The Minnesota House of Representatives approved the finalized version of the comprehensive marijuana reform on Thursday.
As first reported by Fox9 St. Paul, the Minnesota House passed the final version of a bill that would legalize adult-use cannabis in the state. Following three sessions convened by a special bipartisan, bicameral committee meeting to reconcile the differences between the House and Senate versions of the measure approved separately in each chamber, the final bill was sent to the House on Thursday for a final vote.
Before the clinching vote, Rep. Zack Stephenson (DFL), the bill's sponsor in the House, expressed his joy and relief that the process was nearing a successful conclusion. Stephenson said on the floor, "Well, the day has finally arrived. Today is the day that we are going to vote here in the House for the last time to legalize cannabis and bring the change that many Minnesotans have wanted for a very long time. This is a good bill. It's been a long process to get here."
"Well, the day has finally arrived. Today is the day that we are going to vote here in the House for the last time to legalize cannabis and bring the change that many Minnesotans have wanted for a very long time. This is a good bill. It's been a long process to get here."
- MN State Rep. Zack Stephenson (DFL)
The legislation passed 73-57 and will now go to the Senate for one last vote before it heads to Gov. Tim Walz (DFL), who has promised to sign the bill into law. Approval of the legalization reform fell mainly along party lines. However, there was some support from Republicans as well.
Rep. Nolan West (R), who participated in the conference committee meetings, said, "Opening up to a legal market will allow these things to be tested and approved. Everything that will be sold when this bill is legal will have to be approved and tested so people know what's in it. It's more dangerous today without this, just like when people were dying from alcohol with alcohol prohibition. It's more dangerous to prohibit it."
"Opening up to a legal market will allow these things to be tested and approved. Everything that will be sold when this bill is legal will have to be approved and tested so people know what's in it. It's more dangerous today without this, just like when people were dying from alcohol with alcohol prohibition. It's more dangerous to prohibit it."
- MN State Rep. Nolan West (R)
Committee members reached several compromises, including a 10% tax on cannabis sales (with 80% of tax revenue going to the state treasury and the remaining 20% allocated to local governments), an at-home possession limit of two pounds of marijuana, taxation agreements between the state and Native American tribes and allowing low-potency hemp products to be displayed in locked cases in stores as opposed to being located behind the counter.

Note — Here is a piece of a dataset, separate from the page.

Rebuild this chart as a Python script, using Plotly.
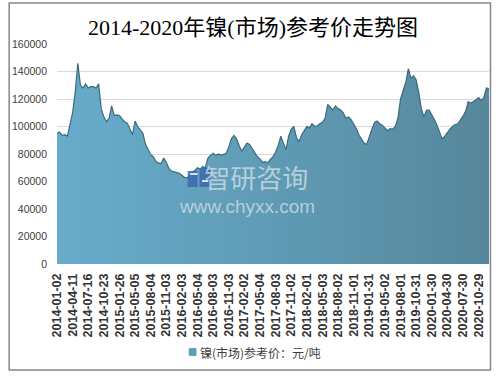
import plotly.graph_objects as go

# ---------------- data ----------------
tick_labels = [
    "2014-01-02", "2014-04-11", "2014-07-16", "2014-10-23", "2015-01-26",
    "2015-05-05", "2015-08-04", "2015-11-03", "2016-02-03", "2016-05-04",
    "2016-08-03", "2016-11-03", "2017-02-02", "2017-05-04", "2017-08-03",
    "2017-11-02", "2018-02-01", "2018-05-03", "2018-08-02", "2018-11-01",
    "2019-01-31", "2019-05-02", "2019-08-01", "2019-10-31", "2020-01-30",
    "2020-04-30", "2020-07-30", "2020-10-29",
]
samples_per_label = 6

price = [
    95000, 96000, 93500, 94000, 93000, 101000,
    110000, 125000, 146000, 130000, 128000, 131000,
    128000, 129000, 129000, 128000, 131000, 113000,
    107000, 103500, 106000, 115000, 108000, 108500,
    108000, 105500, 103500, 102500, 97500, 94000,
    104000, 100000, 97500, 95000, 87000, 83500,
    79500, 78000, 74500, 73500, 73000, 77000,
    74000, 69500, 67500, 67000, 66500, 66000,
    64500, 63000, 62500, 65000, 67000, 68000,
    70000, 69000, 71000, 70000, 77000, 79000,
    80500, 79000, 80000, 79000, 80000, 80500,
    85000, 91000, 93500, 91000, 86000, 82000,
    85000, 88000, 87000, 84000, 80500, 78000,
    76500, 74000, 74500, 73500, 76000, 78000,
    81500, 86000, 93000, 88000, 83000, 93000,
    98000, 100000, 92000, 89000, 94000, 97000,
    100000, 99000, 102000, 100000, 100500, 102000,
    103000, 106000, 116000, 114000, 112000, 115000,
    113000, 112000, 110000, 106000, 107000, 105000,
    102000, 98500, 94000, 90500, 88000, 87000,
    93000, 98000, 103000, 104000, 102000, 101000,
    99000, 97000, 98500, 98000, 100000, 106000,
    120000, 127000, 132000, 142000, 135000, 137000,
    134000, 125000, 113000, 107000, 112000, 112000,
    109000, 105000, 101000, 96000, 91000, 93000,
    96000, 98000, 100000, 101500, 102000, 104500,
    107500, 111000, 118000, 117000, 118000, 119500,
    121000, 119000, 121000, 128000, 127500,
]

title_text = "2014-2020年镍(市场)参考价走势图"
series_name = "镍(市场)参考价：元/吨"
y_ticks = [0, 20000, 40000, 60000, 80000, 100000, 120000, 140000, 160000]

# ---------------- layout helpers (pixel -> paper) ----------------
W, H = 501, 377
ML, MR, MT, MB = 51, 12, 44, 113
PW, PH = W - ML - MR, H - MT - MB


def px(xp):
    return (xp - ML) / PW


def py(yp):
    return (H - MB - yp) / PH


x_idx = list(range(len(price)))
tickvals = [k * samples_per_label for k in range(len(tick_labels))]

fig = go.Figure()
fig.add_trace(go.Scatter(
    x=x_idx, y=price, mode="lines", name=series_name,
    line=dict(color="#3b6a7f", width=1.2),
    fill="tozeroy",
    fillgradient=dict(type="horizontal",
                      colorscale=[[0, "#68acca"], [0.5, "#5f9bb5"], [1, "#56879b"]]),
    showlegend=False,
    hoverinfo="skip",
))

shapes = [
    # outer border
    dict(type="rect", xref="paper", yref="paper",
         x0=px(2.5), x1=px(490.5), y0=py(370), y1=py(3),
         line=dict(color="#868686", width=1.5), fillcolor="rgba(0,0,0,0)", layer="above"),
    # legend square
    dict(type="rect", xref="paper", yref="paper",
         x0=px(185), x1=px(192), y0=py(355.5), y1=py(348.5),
         line=dict(color="#4f8aa5", width=0.6), fillcolor="#609eba"),
    # watermark logo
    dict(type="rect", xref="paper", yref="paper",
         x0=px(183.5), x1=px(193.5), y0=py(187), y1=py(171),
         line=dict(width=0), fillcolor="rgba(60,105,175,0.85)", layer="above"),
    dict(type="rect", xref="paper", yref="paper",
         x0=px(195.5), x1=px(207), y0=py(187), y1=py(168),
         line=dict(width=0), fillcolor="rgba(60,105,175,0.85)", layer="above"),
    dict(type="rect", xref="paper", yref="paper",
         x0=px(186), x1=px(193.5), y0=py(175), y1=py(173),
         line=dict(width=0), fillcolor="rgba(255,255,255,0.8)", layer="above"),
    dict(type="rect", xref="paper", yref="paper",
         x0=px(198), x1=px(204.5), y0=py(182), y1=py(180),
         line=dict(width=0), fillcolor="rgba(255,255,255,0.8)", layer="above"),
]

wm_color = "rgba(200,216,228,0.85)"
annotations = [
    dict(text=title_text, xref="paper", yref="paper", x=px(250), y=py(28),
         xanchor="center", yanchor="middle", showarrow=False,
         font=dict(family="Liberation Serif, Noto Sans CJK SC", size=22, color="#000000")),
    dict(text=series_name, xref="paper", yref="paper", x=px(194), y=py(352),
         xanchor="left", yanchor="middle", showarrow=False,
         font=dict(family="Noto Sans CJK SC", size=12, color="#404040")),
    dict(text=("<span style='font-family:Noto Sans CJK SC;font-size:26px'>&nbsp;&nbsp;&nbsp;智研咨询</span><br>"
               "<span style='font-family:Liberation Sans;font-size:19px'>www.chyxx.com</span>"),
         xref="paper", yref="paper", x=px(244), y=py(187),
         xanchor="center", yanchor="middle", showarrow=False, align="center",
         font=dict(family="Liberation Sans", size=19, color=wm_color)),
]

fig.update_layout(
    width=W, height=H,
    margin=dict(l=ML, r=MR, t=MT, b=MB, pad=0),
    paper_bgcolor="white", plot_bgcolor="white",
    showlegend=False,
    shapes=shapes, annotations=annotations,
    xaxis=dict(range=[0, len(price) - 1], tickmode="array", tickvals=tickvals,
               ticktext=tick_labels, tickangle=-90, showgrid=False, zeroline=False,
               showline=False, ticks="", ticklabelstandoff=6,
               tickfont=dict(family="Liberation Sans", size=12.5, color="#333333", weight="bold")),
    yaxis=dict(range=[0, 160000], tickmode="array", tickvals=y_ticks,
               ticktext=[str(v) for v in y_ticks], showgrid=True, gridcolor="#d9d9d9",
               gridwidth=1, zeroline=False, showline=False, ticks="", ticklabelstandoff=9,
               tickfont=dict(family="Liberation Sans", size=10.5, color="#404040")),
)

fig.write_html("out.html", config={"displayModeBar": False},
               post_script="document.body.style.margin='0';document.body.style.overflow='hidden';")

The Senate is expected to make its final vote before the legislative session ends on May 22. However, even if it receives approval by senators and is signed into law by Gov. Walz, legal possession of cannabis by individuals 21 and older would not begin until Aug. 1. Likewise, the state will most likely be unable to issue retail licenses to prospective businesses for another 12 to 16 months.
The bill's journey has been long and contentious at times. With the House and Senate versions enduring over a dozen committee hearings apiece, lawmakers like Stephenson and his Senate co-sponsor, Lindsey Port (DFL), had to negotiate a veritable gauntlet to reach this point. However, as they now see the finish line, there are still problematic issues plaguing the potential new law, most notably the impact it will have on Minnesota's hemp industry.

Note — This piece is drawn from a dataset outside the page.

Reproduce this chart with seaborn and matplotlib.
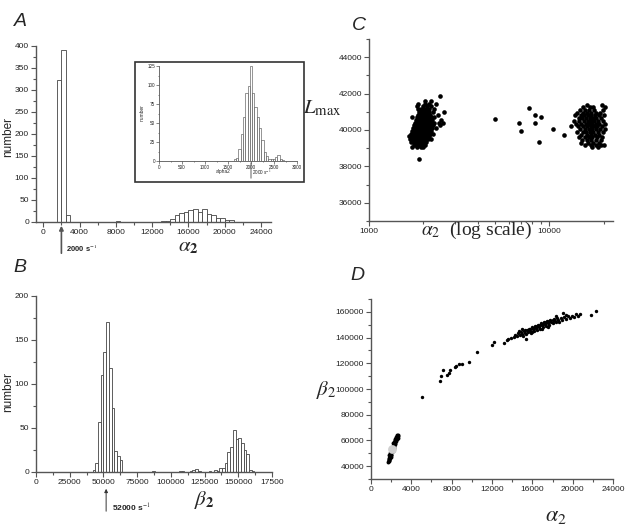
import matplotlib
matplotlib.use("Agg")
import matplotlib.pyplot as plt
from matplotlib.ticker import MultipleLocator, FixedLocator, LogLocator, NullFormatter, StrMethodFormatter
from matplotlib.patches import Rectangle
import seaborn as sns
import numpy as np

# ---------------- data ----------------
# A: alpha2 histogram (bin left edges, width 500)
a_left = [1500, 2000, 2500, 3000, 4500, 6500, 7000, 8000, 9500, 11000, 12500,
          13000, 13500, 14000, 14500, 15000, 15500, 16000, 16500, 17000, 17500,
          18000, 18500, 19000, 19500, 20000, 20500, 21000, 22000]
a_counts = [322, 390, 17, 1, 1, 1, 1, 2, 1, 1, 1,
            3, 3, 6, 17, 21, 23, 27, 30, 23, 30,
            18, 16, 10, 8, 4, 5, 1, 1]

# A inset: alpha2 around 2000 (bin left edges, width 50)
inset_left = [1625, 1675, 1725, 1775, 1825, 1875, 1925, 1975, 2025, 2075, 2125,
              2175, 2225, 2275, 2325, 2375, 2425, 2475, 2525, 2575, 2625, 2675]
inset_counts = [2, 4, 16, 35, 58, 89, 99, 125, 90, 71, 58,
                43, 28, 12, 6, 2, 3, 3, 5, 8, 3, 1]

# B: beta2 histogram (bin left edges, width 2000)
b_left = [42000, 44000, 46000, 48000, 50000, 52000, 54000, 56000, 58000, 60000, 62000,
          86000, 106000, 108000, 114000, 116000, 118000, 120000, 128000,
          132000, 134000, 136000, 138000, 140000, 142000, 144000, 146000, 148000,
          150000, 152000, 154000, 156000, 158000, 160000]
b_counts = [2, 10, 57, 110, 136, 170, 118, 73, 24, 18, 14,
            1, 1, 1, 1, 2, 3, 1, 1,
            2, 1, 4, 5, 10, 23, 28, 48, 38,
            39, 33, 25, 20, 2, 1]
b_xticklabels = ["0", "25000", "50000", "75000", "100000", "125000", "150000", "17500"]

# C: L_max vs alpha2, rows of (L_max, alpha2 values)
c_left_rows = [
    (38430, [1890]),
    (39050, [1720, 1850, 1950, 2000]),
    (39200, [1780, 1830, 1900, 1960, 2040]),
    (39350, [1700, 1760, 1820, 1880, 1940, 2000, 2070]),
    (39500, [1690, 1750, 1810, 1870, 1930, 1990, 2050, 2110, 2200]),
    (39650, [1670, 1730, 1790, 1850, 1910, 1970, 2030, 2090, 2150]),
    (39800, [1700, 1760, 1820, 1880, 1940, 2000, 2060, 2120, 2180, 2260]),
    (39950, [1720, 1780, 1840, 1900, 1960, 2020, 2080, 2140, 2200]),
    (40100, [1750, 1810, 1870, 1930, 1990, 2050, 2110, 2170, 2230, 2350]),
    (40250, [1780, 1840, 1900, 1960, 2020, 2080, 2140, 2200, 2260, 2480]),
    (40400, [1800, 1860, 1920, 1980, 2040, 2100, 2160, 2220, 2290, 2450, 2560]),
    (40550, [1820, 1880, 1940, 2000, 2060, 2120, 2180, 2240, 2520]),
    (40700, [1740, 1850, 1910, 1970, 2030, 2090, 2150, 2210, 2300]),
    (40850, [1880, 1940, 2000, 2060, 2120, 2180, 2400]),
    (41000, [1900, 1960, 2020, 2080, 2140, 2250, 2600]),
    (41150, [1880, 1950, 2010, 2070, 2160, 2300]),
    (41300, [1850, 1980, 2100, 2200]),
    (41450, [1870, 2050, 2150, 2350]),
    (41600, [2040, 2200]),
    (41850, [2490]),
]
c_mid_alpha = [5000, 6800, 7000, 7700, 8300, 8300, 8950, 8750, 10400, 12100]
c_mid_L = [40600, 40400, 39950, 41200, 40800, 40400, 40700, 39350, 40050, 39700]
c_right_rows = [
    (41400, [16100, 19600]),
    (41250, [15400, 16800, 17400, 20200]),
    (41100, [14800, 15800, 16500, 17700, 19800]),
    (40950, [14300, 15300, 16200, 17000, 18100, 19100]),
    (40800, [13800, 14900, 15600, 16400, 17100, 17900, 18700, 20000]),
    (40650, [14500, 15200, 16000, 16700, 17400, 18200, 19300]),
    (40500, [13600, 14600, 15500, 16300, 17000, 17600, 18500, 19700]),
    (40350, [14100, 15000, 15900, 16600, 17300, 18000, 18900, 20300]),
    (40200, [13200, 14400, 15400, 16200, 16900, 17700, 18400, 19500]),
    (40050, [14800, 15700, 16500, 17200, 18100, 19000, 20200]),
    (39900, [14200, 15300, 16000, 16800, 17500, 18600, 19800]),
    (39750, [15000, 16100, 16900, 17800, 18900]),
    (39600, [14600, 15700, 16500, 17300, 18300, 19600]),
    (39450, [15200, 16200, 17100, 18000, 19200]),
    (39300, [14900, 16400, 17500, 18700]),
    (39150, [15800, 16900, 18100, 19400, 20100]),
    (39050, [17300, 18500]),
]

# D: beta2 vs alpha2
d_low = [(1700, 43500), (1750, 44500), (1800, 45500), (1780, 46500), (1850, 47000),
         (1900, 47500), (1830, 48500), (1950, 48800), (1900, 50000), (2000, 50500),
         (1950, 51500), (2080, 51800), (2050, 53000), (2150, 53500), (2100, 54500),
         (2200, 55000), (2180, 56000), (2280, 56500), (2250, 57500), (2350, 58000),
         (2300, 59000), (2420, 59500), (2400, 60500), (2500, 61000), (2450, 62000),
         (2550, 62500), (2600, 63500), (2680, 63800), (2650, 62200), (2580, 60800),
         (2500, 59200), (2400, 57500), (2330, 56000), (2250, 54200), (2000, 49000),
         (1880, 46000), (2150, 52000), (2700, 64000), (2620, 64200), (1760, 45000),
         (1820, 44200), (1950, 47000), (2500, 63000), (2350, 61000), (2200, 58000)]
d_mean = (2050, 53300)
d_mid = [(5100, 93800), (6850, 106500), (6950, 109800), (7100, 114500), (7500, 110900),
         (7780, 112100), (7800, 114500), (8340, 116800), (8400, 118100), (8770, 119400),
         (9000, 119400), (9760, 121200), (10500, 128800), (11980, 133900), (12200, 136800),
         (13200, 136000), (13450, 138300)]
d_high = [(13600, 138800), (13900, 139500), (14200, 140500), (14300, 142000), (14500, 141000),
          (14600, 143500), (14800, 142300), (14900, 144500), (15000, 143000), (15100, 141500),
          (15200, 145000), (15300, 143800), (15400, 142500), (15500, 146000), (15400, 138900),
          (15600, 144500), (15700, 147000), (15800, 145500), (15900, 143800), (16000, 148000),
          (16100, 146500), (16200, 145000), (16300, 149000), (16400, 147500), (16500, 146000),
          (16600, 150000), (16700, 148500), (16800, 147000), (16900, 151000), (17000, 149500),
          (17100, 148000), (17200, 152000), (17300, 150500), (17400, 149000), (17500, 153000),
          (17600, 151500), (17700, 150000), (17800, 154000), (17900, 152500), (18000, 151000),
          (18100, 154500), (18200, 153000), (18300, 151800), (18400, 155500), (18500, 154000),
          (18600, 152500), (18800, 155000), (18900, 153500), (19000, 159000), (19100, 156000),
          (19300, 154500), (19500, 156500), (19700, 155000), (19900, 157000), (20100, 156000),
          (20300, 158000), (20500, 157000), (20700, 158500), (21800, 157500), (22300, 160500),
          (16200, 147800), (16500, 148800), (16800, 149800), (17100, 150800), (17400, 151800),
          (17700, 152800), (18000, 153600), (15800, 146800), (15300, 145800), (17000, 146800),
          (17600, 148500), (14700, 145200), (16000, 144500), (18300, 156500), (19300, 157800),
          (15000, 146500)]

# ---------------- figure ----------------
sns.set_theme(style="ticks")
plt.rcParams["font.family"] = ["Liberation Sans", "DejaVu Sans"]
plt.rcParams["mathtext.fontset"] = "stix"

W, H = 643, 526
fig = plt.figure(figsize=(W / 100, H / 100), dpi=100)
fig.patch.set_facecolor("white")


def box(l, t, r, b):
    return [l / W, 1 - b / H, (r - l) / W, (b - t) / H]


def fx(x):
    return x / W


def fy(y):
    return 1 - y / H


def style(ax, fs=6, major=3.5, minor=2):
    sns.despine(ax=ax)
    for s in ["left", "bottom"]:
        ax.spines[s].set_color("#555555")
        ax.spines[s].set_linewidth(1.0)
    ax.tick_params(which="both", direction="out", colors="#555555", labelcolor="#222222",
                   labelsize=fs, width=0.8, pad=1.5)
    ax.tick_params(which="major", length=major)
    ax.tick_params(which="minor", length=minor)
    ax.set_xlabel("")
    ax.set_ylabel("")


def hist(ax, left, counts, width, rng, lw):
    centers = [v + width / 2 for v in left]
    sns.histplot(x=centers, weights=counts, binwidth=width, binrange=rng, ax=ax,
                 facecolor="white", edgecolor="#444444", linewidth=lw, alpha=1)


axA = fig.add_axes(box(36, 46, 271, 222))
axB = fig.add_axes(box(36, 296, 272, 472))
axC = fig.add_axes(box(369, 39, 613, 221))
axD = fig.add_axes(box(371, 299, 613, 479))

# --- A ---
hist(axA, a_left, a_counts, 500, (0, 23000), 0.6)
axA.set_xlim(-800, 25100)
axA.set_ylim(0, 400)
axA.xaxis.set_major_locator(MultipleLocator(4000))
axA.xaxis.set_minor_locator(MultipleLocator(2000))
axA.yaxis.set_major_locator(MultipleLocator(50))
axA.yaxis.set_minor_locator(MultipleLocator(25))
style(axA)

# inset
fig.patches.append(Rectangle((fx(135), fy(182)), 169 / W, 120 / H, transform=fig.transFigure,
                             fill=False, edgecolor="#333333", linewidth=1.2))
axI = fig.add_axes(box(159, 66, 297, 161))
hist(axI, inset_left, inset_counts, 50, (1625, 2725), 0.4)
axI.set_xlim(0, 3000)
axI.set_ylim(0, 125)
axI.xaxis.set_major_locator(MultipleLocator(500))
axI.xaxis.set_minor_locator(MultipleLocator(250))
axI.yaxis.set_major_locator(MultipleLocator(25))
axI.yaxis.set_minor_locator(MultipleLocator(12.5))
style(axI, fs=3.3, major=2, minor=1)
for s in ["left", "bottom"]:
    axI.spines[s].set_linewidth(0.6)
axI.tick_params(which="both", width=0.5, pad=0.8)
axI.annotate("", xy=(2000, fy(160)), xytext=(2000, fy(181)),
             xycoords=("data", "figure fraction"), textcoords=("data", "figure fraction"),
             arrowprops=dict(arrowstyle="-", color="#444444", lw=0.6), annotation_clip=False)
fig.text(fx(223), fy(172), "alpha2", fontsize=3.5, ha="center", va="center")
fig.text(fx(142), fy(113), "number", fontsize=3.5, rotation=90, ha="center", va="center")
fig.text(fx(252), fy(173), r"2000 s$^{-1}$", fontsize=3.3, ha="left", va="center")

# --- B ---
hist(axB, b_left, b_counts, 2000, (0, 176000), 0.6)
axB.set_xlim(0, 175000)
axB.set_ylim(0, 200)
axB.xaxis.set_major_locator(FixedLocator(np.arange(0, 175001, 25000)))
axB.set_xticklabels(b_xticklabels)
axB.xaxis.set_minor_locator(MultipleLocator(12500))
axB.yaxis.set_major_locator(MultipleLocator(50))
axB.yaxis.set_minor_locator(MultipleLocator(25))
style(axB)

# --- C ---
c_la = [a for L, row in c_left_rows for a in row]
c_lL = [L for L, row in c_left_rows for a in row]
c_ra = [a for L, row in c_right_rows for a in row]
c_rL = [L for L, row in c_right_rows for a in row]
for xs, ys in [(c_la, c_lL), (c_mid_alpha, c_mid_L), (c_ra, c_rL)]:
    sns.scatterplot(x=xs, y=ys, ax=axC, color="black", s=11, linewidth=0)
axC.set_xscale("log")
axC.set_xlim(1000, 22500)
axC.set_ylim(35000, 45000)
axC.xaxis.set_major_locator(FixedLocator([1000, 10000]))
axC.xaxis.set_minor_locator(LogLocator(base=10, subs=np.arange(2, 10)))
axC.xaxis.set_minor_formatter(NullFormatter())
axC.set_xticks([1000, 10000])
axC.set_xticklabels(["1000", "10000"])
axC.yaxis.set_major_locator(MultipleLocator(2000))
axC.yaxis.set_minor_locator(MultipleLocator(1000))
axC.yaxis.set_major_formatter(StrMethodFormatter("{x:.0f}"))
style(axC)

# --- D ---
for pts, size in [(d_low, 8), (d_mid, 6), (d_high, 6)]:
    sns.scatterplot(x=[p[0] for p in pts], y=[p[1] for p in pts], ax=axD,
                    color="black", s=size, linewidth=0)
sns.scatterplot(x=[d_mean[0]], y=[d_mean[1]], ax=axD, color="#cfcfcf", s=40, linewidth=0)
axD.set_xlim(0, 24000)
axD.set_ylim(30000, 170000)
axD.xaxis.set_major_locator(MultipleLocator(4000))
axD.xaxis.set_minor_locator(MultipleLocator(2000))
axD.yaxis.set_major_locator(MultipleLocator(20000))
axD.yaxis.set_minor_locator(MultipleLocator(10000))
axD.yaxis.set_major_formatter(StrMethodFormatter("{x:.0f}"))
style(axD)

# --- arrows and labels ---
axA.annotate("", xy=(2000, fy(223)), xytext=(2000, fy(256)),
             xycoords=("data", "figure fraction"), textcoords=("data", "figure fraction"),
             arrowprops=dict(arrowstyle="-|>", color="#555555", lw=1.2, mutation_scale=6),
             annotation_clip=False)
fig.text(fx(66), fy(248), r"2000 s$^{-1}$", fontsize=5.5, weight="bold", va="center")
axB.annotate("", xy=(52000, fy(486)), xytext=(52000, fy(514)),
             xycoords=("data", "figure fraction"), textcoords=("data", "figure fraction"),
             arrowprops=dict(arrowstyle="-|>", color="#333333", lw=0.7, mutation_scale=5),
             annotation_clip=False)
fig.text(fx(112), fy(508), r"52000 s$^{-1}$", fontsize=6, weight="bold", va="center")

for letter, x, y in [("A", 20, 22), ("B", 20, 268), ("C", 359, 25), ("D", 357, 275)]:
    fig.text(fx(x), fy(y), letter, fontsize=14, style="italic", ha="center", va="center")

fig.text(fx(8), fy(137), "number", fontsize=8.5, rotation=90, ha="center", va="center")
fig.text(fx(8), fy(392), "number", fontsize=8.5, rotation=90, ha="center", va="center")
fig.text(fx(188), fy(246), r"$\alpha_{\mathbf{2}}$", fontsize=15, ha="center", va="center")
fig.text(fx(204), fy(500), r"$\beta_{\mathbf{2}}$", fontsize=15, ha="center", va="center")
fig.text(fx(322), fy(108), r"$L_{\mathrm{max}}$", fontsize=15, ha="center", va="center")
fig.text(fx(477), fy(230), r"$\alpha_2$  (log scale)", fontsize=14, ha="center", va="center",
         family="Liberation Serif")
fig.text(fx(326), fy(390), r"$\beta_2$", fontsize=15, ha="center", va="center")
fig.text(fx(556), fy(516), r"$\alpha_2$", fontsize=16, ha="center", va="center")

fig.savefig("out.png", dpi=100, facecolor="white")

For months, hemp advocates have been lobbying and downright pleading with lawmakers to remove hemp's highly unusual and unprecedented inclusion from the marijuana reform legislation. Unfortunately, while hemp stakeholders did receive a few concessions during the hearing process, the changes did very little to remove the most harmful provisions.
According to the Minnesota Industrial Hemp Association (MIHA), licensing categories created by the final version of the adult-use marijuana measure would inflict a complex and burdensome regulation infrastructure on the still young and developing industry. These unnecessary and harsh economic and regulatory rules it would impose on the Minnesota hemp market could ultimately destroy many small businesses.
Of the more than 20 states that have passed marijuana legalization measures, Minnesota is the only state to enmesh hemp with cannabis in its legislative effort. Unfortunately, in their zeal to pass the law, legislators may end up destroying one of its most dedicated and passionate allies in the overall legalization effort.
According to one small hemp business entrepreneur, the legislation could be the death knell for his and many other hemp-based companies in Minnesota if enacted. "My business dies on Jul. 1, 2023," said Plift CEO Todd Harris.
"My business dies on Jul. 1, 2023," said Plift CEO Todd Harris.
- Plift CEO Todd Harris
The small window of time between when the measure becomes law and actual licensing begins may provide lawmakers with the necessary period to modify the law or pass additional ones to protect the thousands of Minnesotans dependent on the hemp industry for their livelihoods. The clock will begin ticking once the governor affixes his signature to the bill making Minnesota the 23rd state to legalize recreational marijuana. Hopefully, state leaders will give us much care and concern to help protect legal hemp as they did to legalize cannabis.